Burnett Ditches LeoHealth

Leo Burnett has abandoned its LeoHealth unit a year after it was launched.

The agency has lost several of the clients that would have been grouped under the unit, and its original leader left in March. Healthcare will no longer be a priority, said Bob Brennan, Burnett’s world-wide president.

Brennan said having a “sub brand” like LeoHealth detracted from the agency’s focus. “It’s so difficult to have any brand in the marketplace that you have to focus on driving your main brand without [having to worry] about sub-brands,” he said.

Burnett earlier this year folded its Leo Burnett Technology Group into the main agency.

Launched with speeches and champagne toasts last July, LeoHealth was intended to take a more consumer-oriented ap-proach to healthcare advertising than other specialty units owned by other agencies [Adweek, July 17, 2000]. The unit was the brainchild of Burnett chief marketing officer Mary Bishop, who left the agency in March.

At its inception, LeoHealth accounted for about $150 million in billings for brands such as Prozac, Procter & Gamble’s Pepto-Bismol and Metamucil and Pharmacia’s Celebrex.
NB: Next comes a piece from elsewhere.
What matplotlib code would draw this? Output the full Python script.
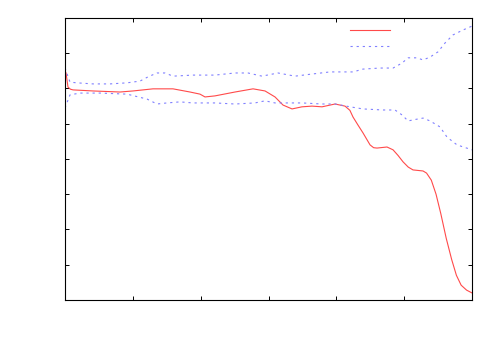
import matplotlib
matplotlib.use('Agg')
import matplotlib.pyplot as plt

# main curve (solid red)
red_x = [0, 0.015, 0.044, 0.08, 0.118, 0.413, 0.811, 1.003, 1.297, 1.592, 1.843, 1.99, 2.064,
         2.211, 2.506, 2.772, 2.949, 3.096, 3.214, 3.347, 3.494, 3.641, 3.789, 3.981,
         4.128, 4.20, 4.246, 4.32, 4.393, 4.497, 4.55, 4.600, 4.747, 4.836, 4.91, 4.983,
         5.06, 5.130, 5.278, 5.33, 5.40, 5.47, 5.54, 5.62, 5.70, 5.77, 5.84, 5.92, 6.0]
red_y = [6.5, 6.44, 6.04, 5.98, 5.96, 5.93, 5.90, 5.93, 5.99, 5.99, 5.90, 5.84, 5.76,
         5.79, 5.90, 5.99, 5.93, 5.76, 5.53, 5.42, 5.48, 5.50, 5.48, 5.56,
         5.50, 5.38, 5.19, 4.96, 4.74, 4.40, 4.32, 4.31, 4.34, 4.26, 4.10, 3.92,
         3.77, 3.69, 3.66, 3.60, 3.40, 3.00, 2.45, 1.75, 1.15, 0.70, 0.42, 0.28, 0.20]

# upper band (dotted blue)
up_x = [0, 0.074, 0.177, 0.413, 0.663, 0.914, 1.106, 1.224, 1.356, 1.474, 1.592, 1.887,
        2.211, 2.506, 2.698, 2.904, 3.140, 3.391, 3.641, 3.907, 4.246, 4.393, 4.644,
        4.836, 4.968, 5.057, 5.189, 5.278, 5.381, 5.499, 5.602, 5.720, 5.868, 6.0]
up_y = [6.58, 6.18, 6.16, 6.13, 6.13, 6.16, 6.21, 6.33, 6.44, 6.44, 6.35, 6.38,
        6.38, 6.44, 6.44, 6.35, 6.44, 6.35, 6.41, 6.47, 6.47, 6.55, 6.58,
        6.58, 6.72, 6.87, 6.87, 6.81, 6.89, 7.04, 7.29, 7.52, 7.66, 7.77]

# lower band (dotted blue)
lo_x = [0, 0.074, 0.221, 0.516, 0.914, 1.209, 1.356, 1.504, 1.695, 1.887, 2.211, 2.506,
        2.801, 2.949, 3.096, 3.288, 3.494, 3.789, 3.981, 4.202, 4.393, 4.688, 4.865,
        4.968, 5.057, 5.189, 5.278, 5.381, 5.528, 5.632, 5.779, 6.0]
lo_y = [5.45, 5.82, 5.87, 5.87, 5.84, 5.70, 5.56, 5.59, 5.62, 5.59, 5.59, 5.56,
        5.59, 5.65, 5.59, 5.59, 5.59, 5.56, 5.56, 5.48, 5.42, 5.39, 5.39,
        5.25, 5.08, 5.13, 5.16, 5.08, 4.91, 4.62, 4.40, 4.26]

fig = plt.figure(figsize=(5, 3.5), dpi=100)
ax = fig.add_axes([0.13, 0.1429, 0.814, 0.8057])

dots = (0, (2, 3.5))
blue = '#8080ff'
ln_red, = ax.plot(red_x, red_y, color='#ff4a4a', lw=0.8)
ln_blue, = ax.plot(up_x, up_y, color=blue, lw=0.8, linestyle=dots)
ax.plot(lo_x, lo_y, color=blue, lw=0.8, linestyle=dots)

ax.set_xlim(0, 6)
ax.set_ylim(0, 8)
ax.set_xticks(range(0, 7))
ax.set_yticks(range(0, 9))
ax.tick_params(direction='in', length=3, width=0.7, top=True, right=True,
               labelbottom=False, labelleft=False)
for s in ax.spines.values():
    s.set_linewidth(0.8)

ax.legend([ln_red, ln_blue], ['', ''], loc='upper left', bbox_to_anchor=(0.70, 0.98),
          frameon=False, borderpad=0, borderaxespad=0, handlelength=2.9,
          handletextpad=0, labelspacing=0.15, fontsize=10)

plt.savefig('out.png', dpi=100)
plt.close(fig)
Three of those accounts are gone. P&G last week moved the Pepto and Metamucil accounts to D’Arcy Masius Benton & Bowles. And Pharmacia earlier this month moved the $80 million Celebrex account to J. Walter Thompson in New York without a review. Spending for Eli Lilly’s Prozac has been drastically reduced as the brand’s patent is set to expire this summer.

LeoHealth’s creation came at a time when many large agencies were looking for ways to enter what looked to be a burgeoning market. But federal regulations and patent law have made the category difficult to manage, Brennan said.

Burnett continues to handle project work for Pharmacia and Eli Lilly and has been assigned a healthcare project for P&G. However, the pursuit of healthcare clients will not be a priority for Burnett because of the difficulty of the sector, Brennan said.